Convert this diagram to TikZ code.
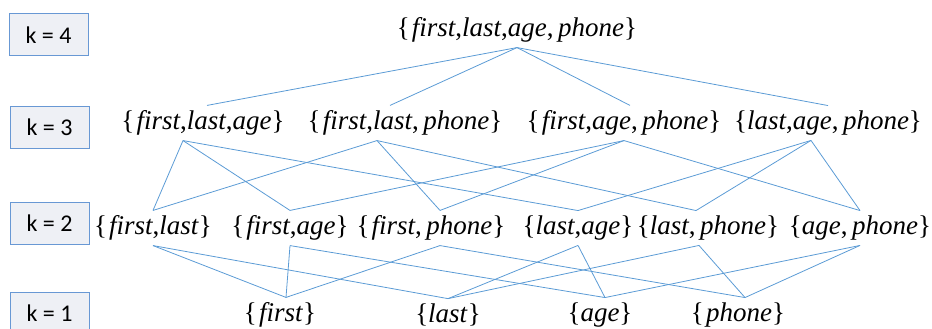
\documentclass[tikz,border=0pt]{standalone}
\usepackage{fontspec}
\setmainfont{Liberation Serif}
\newfontfamily\boxfont{Carlito}
\definecolor{linkblue}{RGB}{91,155,213}
\definecolor{boxfill}{RGB}{238,240,245}
\definecolor{boxline}{RGB}{104,152,212}
\newcommand{\attr}[1]{\textit{#1}}
\newcommand{\lb}{\{\hspace{0.08em}}

\begin{document}
\begin{tikzpicture}[x=1pt,y=-1pt,
    kbox/.style={draw=boxline,fill=boxfill,line width=1pt,minimum width=79pt,minimum height=42pt,
        font=\boxfont\fontsize{24}{24}\selectfont},
    subset/.style={inner xsep=0pt,inner ysep=5pt,font=\fontsize{27}{27}\selectfont},
    link/.style={draw=linkblue,line width=0.8pt}]
        \useasboundingbox (0,0) rectangle (932,329);
        \node[kbox] (k4) at (48.5,35) {k = 4};
        \node[kbox] (k3) at (49.5,127.5) {k = 3};
        \node[kbox] (k2) at (49.5,223.5) {k = 2};
        \node[kbox] (k1) at (49.5,313) {k = 1};

        \node[subset] (all) at (517,30) {\lb\attr{first},\attr{last},\attr{age},\,\attr{phone}\}};

        \node[subset] (fla) at (203,123) {\lb\attr{first},\attr{last},\attr{age}\}};
        \node[subset] (flp) at (405,123) {\lb\attr{first},\attr{last},\,\attr{phone}\}};
        \node[subset] (fap) at (624,123) {\lb\attr{first},\attr{age},\,\attr{phone}\}};
        \node[subset] (lap) at (828,123) {\{\attr{last},\attr{age},\,\attr{phone}\}};

        \node[subset] (fl) at (153,228) {\lb\attr{first},\attr{last}\}};
        \node[subset] (fa) at (290,228) {\lb\attr{first},\attr{age}\}};
        \node[subset] (fp) at (431,228) {\lb\attr{first},\,\attr{phone}\}};
        \node[subset] (la) at (578,228) {\{\attr{last},\attr{age}\}};
        \node[subset] (lp) at (708,228) {\{\attr{last},\,\attr{phone}\}};
        \node[subset] (ap) at (860,228) {\{\attr{age},\,\attr{phone}\}};

        \node[subset] (f) at (280,315) {\lb\attr{first}\}};
        \node[subset] (l) at (448,315) {\{\attr{last}\}};
        \node[subset] (a) at (600,315) {\{\attr{age}\}};
        \node[subset] (p) at (738,315) {\lb\attr{phone}\}};

        \draw[link] (all.south) -- ([xshift=4pt]fla.north);
        \draw[link] (all.south) -- ([xshift=-15pt]flp.north);
        \draw[link] (all.south) -- ([xshift=6pt]fap.north);
        \draw[link] (all.south) -- (lap.north);

        \draw[link] ([xshift=-20pt]fla.south) -- (fl.north);
        \draw[link] ([xshift=-20pt]fla.south) -- (fa.north);
        \draw[link] ([xshift=-20pt]fla.south) -- (la.north);
        \draw[link] ([xshift=-28pt]flp.south) -- (fl.north);
        \draw[link] ([xshift=-28pt]flp.south) -- ([xshift=9pt]fp.north);
        \draw[link] ([xshift=-28pt]flp.south) -- ([xshift=-12pt]lp.north);
        \draw[link] (fap.south) -- (fa.north);
        \draw[link] (fap.south) -- ([xshift=9pt]fp.north);
        \draw[link] (fap.south) -- (ap.north);
        \draw[link] ([xshift=-17pt]lap.south) -- (la.north);
        \draw[link] ([xshift=-17pt]lap.south) -- ([xshift=-12pt]lp.north);
        \draw[link] ([xshift=-17pt]lap.south) -- (ap.north);

        \draw[link] (fl.south) -- ([xshift=6pt]f.north);
        \draw[link] (fl.south) -- (l.north);
        \draw[link] (fa.south) -- ([xshift=6pt]f.north);
        \draw[link] (fa.south) -- ([xshift=5pt]a.north);
        \draw[link] ([xshift=9pt]fp.south) -- ([xshift=6pt]f.north);
        \draw[link] ([xshift=9pt]fp.south) -- ([xshift=7pt]p.north);
        \draw[link] (la.south) -- (l.north);
        \draw[link] (la.south) -- ([xshift=5pt]a.north);
        \draw[link] ([xshift=-9pt]lp.south) -- (l.north);
        \draw[link] ([xshift=-9pt]lp.south) -- ([xshift=7pt]p.north);
        \draw[link] (ap.south) -- ([xshift=5pt]a.north);
        \draw[link] (ap.south) -- ([xshift=7pt]p.north);
    \end{tikzpicture}
\end{document}
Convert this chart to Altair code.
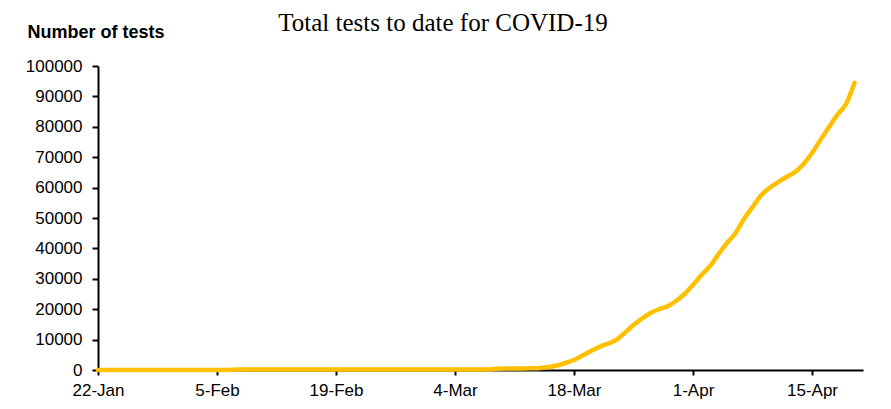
import altair as alt
import pandas as pd

start_date = "2020-01-22"
end_date = "2020-04-20"

# cumulative tests per day, 22-Jan .. 20-Apr
tests = (
    [0] * 16 + [100] + [200] * 30 +
    [400, 500, 500, 520, 560, 650, 1000, 1500, 2300, 3300, 4800, 6250, 7600,
     8700, 9900, 12300, 14800, 16900, 18750, 20000, 21000, 22700, 25000,
     28000, 31250, 34200, 38100, 41800, 45000, 49700, 53600, 57400, 59900,
     61800, 63500, 65100, 67800, 71400, 75700, 79900, 84000, 87500, 94500]
)
tick_dates = ["2020-01-22", "2020-02-05", "2020-02-19", "2020-03-04",
              "2020-03-18", "2020-04-01", "2020-04-15"]
y_ticks = list(range(0, 100001, 10000))
title_text = "Total tests to date for COVID-19"

dates = pd.date_range(start_date, end_date, freq="D")
df = pd.DataFrame({"date": dates, "tests": tests[:len(dates)]})

tick_vals = [alt.DateTime(year=int(d[:4]), month=int(d[5:7]), date=int(d[8:10])) for d in tick_dates]

line = alt.Chart(df).mark_line(
    color="#FFC000", strokeWidth=4.5, interpolate="monotone", strokeCap="round"
).encode(
    x=alt.X("date:T",
            scale=alt.Scale(domain=[alt.DateTime(year=2020, month=1, date=22),
                                    alt.DateTime(year=2020, month=4, date=21)]),
            axis=alt.Axis(values=tick_vals, format="%-d-%b", title=None,
                          grid=False, domainColor="black", domainWidth=2,
                          tickColor="black", tickWidth=2, tickSize=5,
                          labelFont="Liberation Sans", labelFontSize=17,
                          labelColor="black", labelPadding=7,
                          labelFlush=False, labelOverlap=False)),
    y=alt.Y("tests:Q",
            scale=alt.Scale(domain=[0, 100000], nice=False),
            axis=alt.Axis(values=y_ticks, format="d", title="Number of tests",
                          grid=False, domainColor="black", domainWidth=2,
                          tickColor="black", tickWidth=2, tickSize=6,
                          labelFont="Liberation Sans", labelFontSize=17,
                          labelColor="black", labelPadding=10,
                          labelFlush=False,
                          titleAngle=0, titleX=-71, titleY=-29,
                          titleAlign="left", titleBaseline="alphabetic",
                          titleFont="Liberation Sans", titleFontSize=18,
                          titleFontWeight="bold", titleColor="black")),
)

title = alt.Chart(pd.DataFrame({"t": [title_text]})).mark_text(
    font="Liberation Serif", fontSize=25, color="black",
    align="center", baseline="alphabetic"
).encode(
    text="t:N",
    x=alt.value(345),
    y=alt.value(-35),
)

chart = alt.layer(line, title).properties(
    width=765,
    height=304,
    autosize=alt.AutoSizeParams(type="none"),
    padding={"left": 90, "top": 58, "right": 20, "bottom": 35},
).configure_view(stroke=None)

chart.save("out.html", embed_options={"renderer": "svg", "actions": False})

※ ※ ※

Exercise instructions:
The lines you need run from the one containing "Convert this chart to Altair code." down to the one containing "d in tick_dates]"; print them exactly, both ends included, and leave out pictures.

Expected answer:
Convert this chart to Altair code.
import altair as alt
import pandas as pd

start_date = "2020-01-22"
end_date = "2020-04-20"

# cumulative tests per day, 22-Jan .. 20-Apr
tests = (
    [0] * 16 + [100] + [200] * 30 +
    [400, 500, 500, 520, 560, 650, 1000, 1500, 2300, 3300, 4800, 6250, 7600,
     8700, 9900, 12300, 14800, 16900, 18750, 20000, 21000, 22700, 25000,
     28000, 31250, 34200, 38100, 41800, 45000, 49700, 53600, 57400, 59900,
     61800, 63500, 65100, 67800, 71400, 75700, 79900, 84000, 87500, 94500]
)
tick_dates = ["2020-01-22", "2020-02-05", "2020-02-19", "2020-03-04",
              "2020-03-18", "2020-04-01", "2020-04-15"]
y_ticks = list(range(0, 100001, 10000))
title_text = "Total tests to date for COVID-19"

dates = pd.date_range(start_date, end_date, freq="D")
df = pd.DataFrame({"date": dates, "tests": tests[:len(dates)]})

tick_vals = [alt.DateTime(year=int(d[:4]), month=int(d[5:7]), date=int(d[8:10])) for d in tick_dates]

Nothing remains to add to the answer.